I appreciated Trevor Noah's Daily Show commentary on Columbus Day, aired last week, because he recognized the meaning of the holiday to the Italian-American community.
Noah excerpted a Vox video (story), from 2018, which gave a good concise summary of how the Columbus holiday came to be.
The video describes "the legend of Columbus," and it is a legend. Italian-American immigrants, such as my grandparents, came to embrace a legendary Columbus who bore little resemblance to the real historical figure. Which is not to say that the legend lacked real meaning for real people. There was a time when Italian-Americans were a "non-white" minority in America, Noah acknowledged. The community reached out to adopt, and partly to create, a galvanizing icon.

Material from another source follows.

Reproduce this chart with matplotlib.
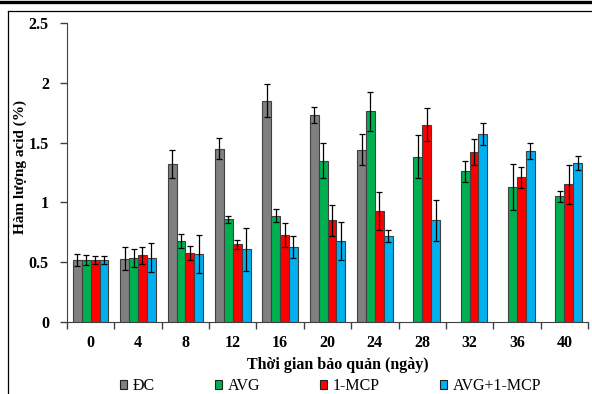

I studied Columbus quite a bit as an undergrad majoring in Spanish-language literature during the quincentenary of "the Discovery." As best as we can know Columbus, which is not much, given a paucity of surviving and conflicting accounts, the truth must be that he was complicated. People are. He had a multiplicity of motives, some more morally laudable than others. And probably he wasn't the sweetest sort of guy. Crossing the Atlantic Ocean with a potentially mutinous crew of adventurers in 1492 was a rugged business, if not recklessly suicidal. But Columbus did not invent Euro-centrism, Caucasian supremacy, or slavery. The cultural arrogances and inhumane institutions of the 15th century were certain to encircle the globe aboard every ship that departed the continent.
So my family, arriving in America in the 20th century, embraced a legend. It wasn't a terrible choice of legend. The first Italians to populate Baltimore sailed from Genoa, which is where Columbus probably was from. My grandparents, who also came to America by boat, from Tuscany, revered Columbus well before the dedication of his Little Italy statue in 1984. Through their Italian-American organizations, they contributed to the creation of the statue, which was made of marble and crafted by an Italian sculptor. President Reagan and the mayor of Baltimore dedicated the statue in Baltimore's Little Italy, where my family first lived after immigrating. When I was a kid, I was taken to Little Italy when my family volunteered and participated in religious rites and Italian-American festivals. Later, and for many years, my uncle played the character of Columbus in Baltimore's Columbus Day parade, which started and ended at the Columbus statue. I remember him decked out in cartoonish royal robes, standing atop a float mock-up of the Santa Maria, waving to smiling people, of all colors, who lined the streets.
He stopped when it became dangerous to be Columbus. Dangerous to celebrate our history in America, however reimagined and romanticized.
I'm not opposed to taking down statues of Columbus. I've advocated for "fallen monument" parks, as abound in former Soviet states, Hungary's being the most well known. They're immeasurably valuable to teach history. They proffer powerful evidence that, try as we might to be good and to do right, morality has proven a stubbornly mutable ambition in the human experience.
But taking down Columbus in Little Italy should have been a decision made by a cross-section of community stakeholders, not by a mob. An effort had been under way in the Italian-American community already to raise money to move Columbus elsewhere. The mayor of Baltimore promised prosecution of the vandals on July 9, but I've found no report of any arrest or charge to date. The Italian-Americans who contribute still, vitally, to Baltimore's identity deserve better. They deserve respect, right alongside every other community that has built Baltimore as a vibrant and diverse city.
As Noah observed, American history is now populated by many Italian-Americans who don't need aggrandizing legends to demonstrate greatness. It's not too late to create the commission that should have been and to start talking about how to honor immigrant history and the City of Baltimore at the intersection of Eastern Avenue and President Street. I don't know who, or what, might, or should, stand in "Columbus" square. I do believe that if we work at it, we can find, or make, an icon that my grandparents would have appreciated, and at the same time raise a testament to a new story.